I have to admit I think that Christian conservative thinking on sex and gender relations is pretty weak at this point. It’s just too far removed from reality; it’s not remotely keeping up with actual conditions. I recently looked up some of the Christian advice on the internet for men trying and struggling to remain chaste until marriage. I mean, the advice was horrendous. If I was a man, I would spit it back out immediately.

The problem seems to be the same across the board, for conservatives and liberals alike: no one has any understanding or ideal of masculinity. No one has any conception of what masculine interests are, how they connect to responsibilities, or what the appropriate give-and-take between men and society should be. “Men” hardly exist as a category–they’re basically being written out of our conceptual vocabulary. Conservatives and liberals alike are steeped in ignorance and confusion on this subject. The consequences are vast: school shootings, terrorism, the breakdown of the family, all of these things intersect with the demise of masculinity in some way. A lot of behavior that our society currently deems “irrational” and inexplicable suddenly becomes sensible when you have some functional understanding of masculinity.

A classic example is the fact that conservatives like Burk, when they lament porn, usually do so by remarking on how it leads to the objectification of women, may contribute to sexual violence, etc.
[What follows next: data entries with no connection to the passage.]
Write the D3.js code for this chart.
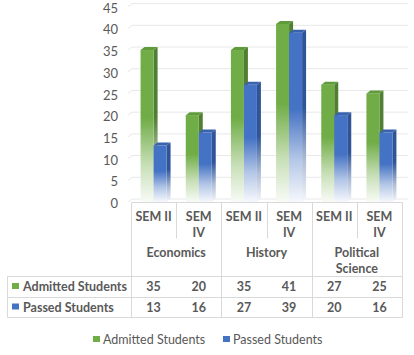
<!DOCTYPE html>
<html><head><meta charset="utf-8">
<script src="https://cdn.jsdelivr.net/npm/d3@7"></script>
<style>
html,body{margin:0;padding:0;background:#fff;}
svg{display:block;font-family:Lato,"Open Sans",sans-serif;}
</style></head>
<body><svg id="c" width="414" height="355"></svg>
<script>
// ---- data ----
const semesters = [["SEM II"],["SEM","IV"],["SEM II"],["SEM","IV"],["SEM II"],["SEM","IV"]];
const subjects = [["Economics"],["History"],["Political","Science"]];
const seriesNames = ["Admitted Students","Passed Students"];
const admitted = [35,20,35,41,27,25];
const passed = [13,16,27,39,20,16];
const yTicks = [0,5,10,15,20,25,30,35,40,45];
const colors = ["#70AD47","#4472C4"];
const sideColors = ["#507E32","#2F5597"];
const topColors = ["#5F9A3B","#3A63AE"];

const svg = d3.select("#c");
const textColor = "#595959", lineColor = "#D9D9D9";
const x0 = 131, x1 = 402, depthX = 4, depthY = 3;
const xCol = d3.scaleBand().domain(d3.range(6)).range([x0, x1]).padding(0);
const xSer = d3.scaleBand().domain([0,1]).range([0, 26]);
const y = d3.scaleLinear().domain([0,45]).range([202, 6.6]);

// gradients
const defs = svg.append("defs");
function grad(id, c){
  const g = defs.append("linearGradient").attr("id", id).attr("x1",0).attr("y1",0).attr("x2",0).attr("y2",1);
  g.append("stop").attr("offset",0).attr("stop-color",c);
  g.append("stop").attr("offset",0.45).attr("stop-color",c);
  g.append("stop").attr("offset",0.75).attr("stop-color",d3.interpolateRgb(c,"#fff")(0.6));
  g.append("stop").attr("offset",1).attr("stop-color",d3.interpolateRgb(c,"#fff")(0.95));
}
[0,1].forEach(i=>{grad("f"+i, colors[i]); grad("s"+i, sideColors[i]);});

// gridlines (back wall)
svg.append("g").selectAll("path").data(yTicks).join("path")
  .attr("d", v => `M${x0-3},${y(v)} L${x0+depthX-3},${y(v)-depthY} L${x1+6},${y(v)-depthY}`)
  .attr("fill","none").attr("stroke","#E8E8E8").attr("stroke-width",1);

// y axis labels
const yAxis = d3.axisLeft(y).tickValues(yTicks).tickSize(0).tickPadding(0);
const ga = svg.append("g").attr("transform",`translate(118,1.5)`).call(yAxis);
ga.select(".domain").remove();
ga.selectAll("text").attr("fill",textColor).style("font-size","13px").style("font-family","Lato,sans-serif");

// bars
const series = [admitted, passed];
series.forEach((vals, si) => {
  const g = svg.append("g");
  vals.forEach((v, ci) => {
    const w = xSer.bandwidth();
    const bx = xCol(ci) + xCol.bandwidth()/2 - 13 + xSer(si);
    const by = y(v), b0 = y(0);
    g.append("path").attr("d",`M${bx+w},${by} L${bx+w+depthX},${by-depthY} L${bx+w+depthX},${b0-depthY} L${bx+w},${b0}Z`)
      .attr("fill",`url(#s${si})`);
    g.append("rect").attr("x",bx).attr("y",by).attr("width",w).attr("height",b0-by).attr("fill",`url(#f${si})`);
    g.append("path").attr("d",`M${bx},${by} L${bx+depthX},${by-depthY} L${bx+w+depthX},${by-depthY} L${bx+w},${by}Z`)
      .attr("fill",topColors[si]);
  });
});

// data table
const tbl = svg.append("g").attr("stroke",lineColor).attr("stroke-width",1).attr("fill","none");
const tTop = 202.5, tMid = 238.5, tHead = 276.5, tRow = 297.5, tBot = 317.5, tLeft = 7.5;
tbl.append("line").attr("x1",x0+0.5).attr("x2",x1+0.5).attr("y1",tTop).attr("y2",tTop);
[tHead,tRow,tBot].forEach(yy => tbl.append("line").attr("x1",tLeft).attr("x2",x1+0.5).attr("y1",yy).attr("y2",yy));
tbl.append("line").attr("x1",tLeft).attr("x2",tLeft).attr("y1",tHead).attr("y2",tBot);
d3.range(7).forEach(i => {
  const xx = Math.round(i<6 ? xCol(i) : x1) + 0.5;
  const full = i % 2 === 0;
  tbl.append("line").attr("x1",xx).attr("x2",xx).attr("y1",tTop).attr("y2", full ? tBot : tMid);
});

const txt = svg.append("g").attr("fill",textColor).style("font-weight","bold").style("font-size","12.5px").attr("text-anchor","middle");
semesters.forEach((lines, i) => {
  lines.forEach((l, k) => txt.append("text").attr("x", xCol(i)+xCol.bandwidth()/2).attr("y", 220.5 + k*16.5).text(l));
});
subjects.forEach((lines, i) => {
  const cx = xCol(i*2) + xCol.bandwidth();
  lines.forEach((l, k) => txt.append("text").attr("x", cx).attr("y", 256.5 + k*16.5).text(l));
});
series.forEach((vals, si) => {
  const ry = si===0 ? 291 : 311.5;
  vals.forEach((v, ci) => txt.append("text").attr("x", xCol(ci)+xCol.bandwidth()/2).attr("y", ry).text(v));
  svg.append("rect").attr("x",12).attr("y",ry-8).attr("width",7).attr("height",6).attr("fill",colors[si]);
  txt.append("text").attr("x",23).attr("y",ry).attr("text-anchor","start").text(seriesNames[si]);
});

// legend
const leg = svg.append("g").style("font-size","12.5px").attr("fill",textColor);
const legX = [93, 223];
seriesNames.forEach((n, i) => {
  leg.append("rect").attr("x",legX[i]).attr("y",336).attr("width",7).attr("height",6).attr("fill",colors[i]);
  leg.append("text").attr("x",legX[i]+10).attr("y",343.5).text(n);
});
</script></body></html>
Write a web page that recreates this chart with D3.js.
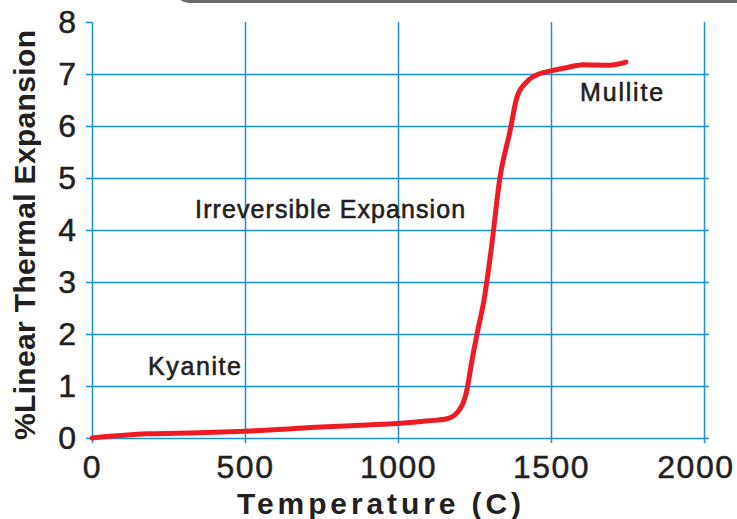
<!DOCTYPE html>
<html>
<head>
<meta charset="utf-8">
<script src="https://cdn.jsdelivr.net/npm/d3@7"></script>
<style>
  body { margin: 0; background: #fff; }
  svg { display: block; }
</style>
</head>
<body>
<script>
// readings: temperature (C) and % linear expansion
const temps = [0, 180, 350, 500, 750, 900, 1000, 1100, 1160, 1195, 1225, 1242, 1260, 1281, 1304, 1333, 1366, 1389, 1421, 1460, 1500, 1550, 1605, 1690, 1745]
const expansion = [0, 0.08, 0.1, 0.13, 0.21, 0.25, 0.28, 0.33, 0.37, 0.5, 0.92, 1.5, 2.05, 2.65, 3.6, 5.0, 5.9, 6.56, 6.85, 7.0, 7.06, 7.12, 7.18, 7.17, 7.23]

const xTicks = [0, 500, 1000, 1500, 2000]
const yTicks = [0, 1, 2, 3, 4, 5, 6, 7, 8]

const labels = [
  { text: 'Kyanite', t: 183, v: 1.21, len: 93 },
  { text: 'Irreversible Expansion', t: 337, v: 4.23, len: 270 },
  { text: 'Mullite', t: 1595, v: 6.48, len: 83 }
]

const W = 737
const H = 519
const margin = { left: 92, top: 22, right: 33, bottom: 81 }
const width = W - margin.left - margin.right
const height = H - margin.top - margin.bottom

const blue = '#1a8fd6'
const ink = '#231f20'
const font = '"Liberation Sans", Arial, Helvetica, sans-serif'

const svg = d3.select('body').append('svg')
  .attr('width', W)
  .attr('height', H)

// grey tab cut off at the top
svg.append('rect')
  .attr('x', 175).attr('y', -30)
  .attr('width', 620).attr('height', 33)
  .attr('rx', 14)
  .attr('fill', '#6b6d69')

const g = svg.append('g')
  .attr('transform', `translate(${margin.left},${margin.top})`)

const x = d3.scaleLinear().domain([0, 2000]).range([0, width])
const y = d3.scaleLinear().domain([0, 8]).range([height, 0])

const yAxis = g => g
  .call(d3.axisLeft(y).tickValues(yTicks).tickSize(6).tickPadding(10))
  .call(g => g.select('.domain').remove())
  .call(g => g.selectAll('.tick line')
    .attr('stroke', blue)
    .attr('stroke-width', 1.5)
    .attr('x1', d => d < 8 ? width + 5 : 0))
  .call(g => g.selectAll('.tick text')
    .attr('fill', ink)
    .attr('stroke', ink)
    .attr('stroke-width', 0.5)
    .attr('font-size', 32)
    .attr('font-family', font))

const xAxis = g => g
  .attr('transform', `translate(0,${height})`)
  .call(d3.axisBottom(x).tickValues(xTicks).tickFormat(d3.format('d')).tickSize(5).tickPadding(12))
  .call(g => g.select('.domain').remove())
  .call(g => g.selectAll('.tick line')
    .attr('stroke', blue)
    .attr('stroke-width', 1.5)
    .attr('y1', -height))
  .call(g => g.selectAll('.tick text')
    .attr('fill', ink)
    .attr('stroke', ink)
    .attr('stroke-width', 0.5)
    .attr('font-size', 32)
    .attr('letter-spacing', 1.5)
    .attr('font-family', font))
  // the last label is pulled in so it stays inside the frame
  .call(g => g.select('.tick:last-of-type text')
    .attr('text-anchor', 'end')
    .attr('x', 30))

g.append('g').call(yAxis)
g.append('g').call(xAxis)

const line = d3.line()
  .x(d => x(d[0]))
  .y(d => y(d[1]))
  .curve(d3.curveMonotoneX)

g.append('path')
  .datum(temps.map((t, i) => [t, expansion[i]]))
  .attr('fill', 'none')
  .attr('stroke', '#ed1c24')
  .attr('stroke-width', 5)
  .attr('stroke-linecap', 'round')
  .attr('stroke-linejoin', 'round')
  .attr('d', line)

g.append('g')
  .selectAll('text')
  .data(labels).enter()
  .append('text')
  .attr('x', d => x(d.t))
  .attr('y', d => y(d.v))
  .attr('font-family', font)
  .attr('font-size', 25)
  .attr('fill', ink)
  .attr('stroke', ink)
  .attr('stroke-width', 0.6)
  .attr('textLength', d => d.len)
  .attr('lengthAdjust', 'spacing')
  .text(d => d.text)

svg.append('text')
  .text('Temperature (C)')
  .attr('x', 237)
  .attr('y', 514)
  .attr('font-family', font)
  .attr('font-weight', 'bold')
  .attr('font-size', 30)
  .attr('fill', ink)
  .attr('textLength', 284)
  .attr('lengthAdjust', 'spacing')

svg.append('text')
  .text('%Linear Thermal Expansion')
  .attr('transform', 'translate(35,440) rotate(-90)')
  .attr('font-family', font)
  .attr('font-weight', 'bold')
  .attr('font-size', 30)
  .attr('fill', ink)
  .attr('textLength', 410)
  .attr('lengthAdjust', 'spacing')
</script>
</body>
</html>
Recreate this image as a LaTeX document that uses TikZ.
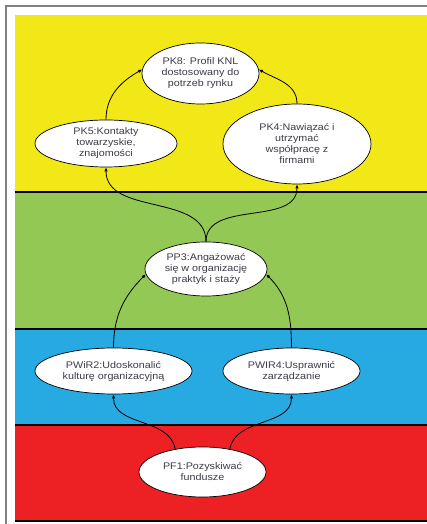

The main concern, which conservatives and liberals shared, seemed to be that men would watch porn and go out to commit sex crimes, or something.

But the actual problem is more like the opposite, and is much worse. Porn actually leads to what you could call a dissociated sexuality. The problem is that it disconnects a man from the world, by misdirecting his sexual energies. This ultimately leads to a lack of interest in the real world, an inability to be motivated by it. How many young men do you know who seem disaffected, unmotivated, apathetic, aimless, irritable? Yeah, it’s porn. In every single case. This is a subtle but incredibly consequential effect, especially across an entire society.

Does it sometimes seem to you like our civilization is drifting and rudderless? Like our focus, our energy, our sense of purpose has disappeared? This is what happens when you lose your men — rather, when your men lose their manhood. Above all, porn is emasculation.

The drive for sex, above all in men, is one of the most fundamental and powerful drives present in mankind. Most of the work of civilization consists of controlling this drive and aiming it in socially productive directions (Freud). We used to have some institutions that did that: marriage, along with the concomitant prohibition on premarital sex. (One is completely pointless without the other.) This gave society some say in where a man’s most basic desires would lead him. That is all no more.

I’m not some sort of special enthusiast of masculinity. But I feel compelled to try to understand it, because no one else seems to.